I need to write. I need to write to let things pour out of my head and through my fingers onto this blog, releasing the pressure that just might decapitate everyone who stands in my way of getting any solace. I feel like I’m struggling to keep sane. If I have one more thing dumped on my schedule, I just might explode
I know I’m not alone either. It’s a human thing. For some idiotic reason we, as human beings, put more on ourselves than we need to. Is it the need to complain, to have something that we can get sympathy for? I don’t know about you but I don’t like sympathy. Is it the need to be better than other people. “See, I’m busier than you are so that means I’m a better person.” I don’t think so because I have grand visions of being in my new house, in my old pajamas, laying on my couch watching movies at 3:00 in the afternoon with the ringer off. I don’t even know what other people are doing so I can’t be aware of whether or not I’m doing more than other people. I think that it’s just plain ignorance. I am ignorant of how much time I can devote to other things before my brain shuts down. I am unaware of how long it really takes to homeschool Jason every day, how long it takes to clean apartments after people skip out, how long it takes to make dinner when David is crying because he has six swollen nubs on the top of his mouth.
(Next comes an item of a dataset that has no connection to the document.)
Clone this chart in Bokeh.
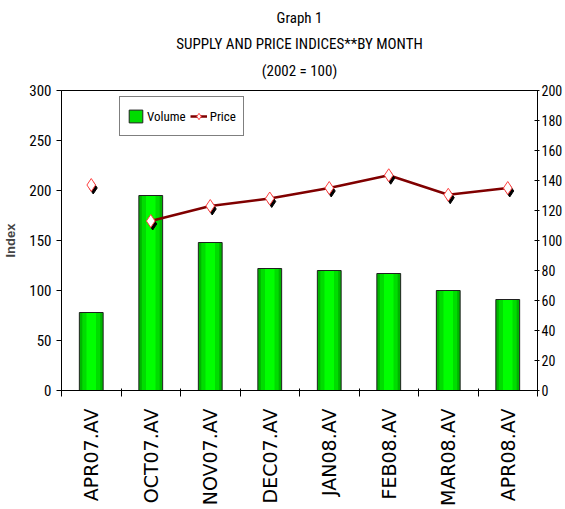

By the way, whoever heard of a kid getting six teeth at once?If I have one more bizarre thing happen I’m going to snap so please, keep your bizarre-ness away. Just for a little while.
I need to regroup.
Six teeth! OUCHY! My little girl regularly got either two or four teeth coming through all at once when she was a baby. She had them all fairly early and got her two year old molars spot on time as well. I sympathise!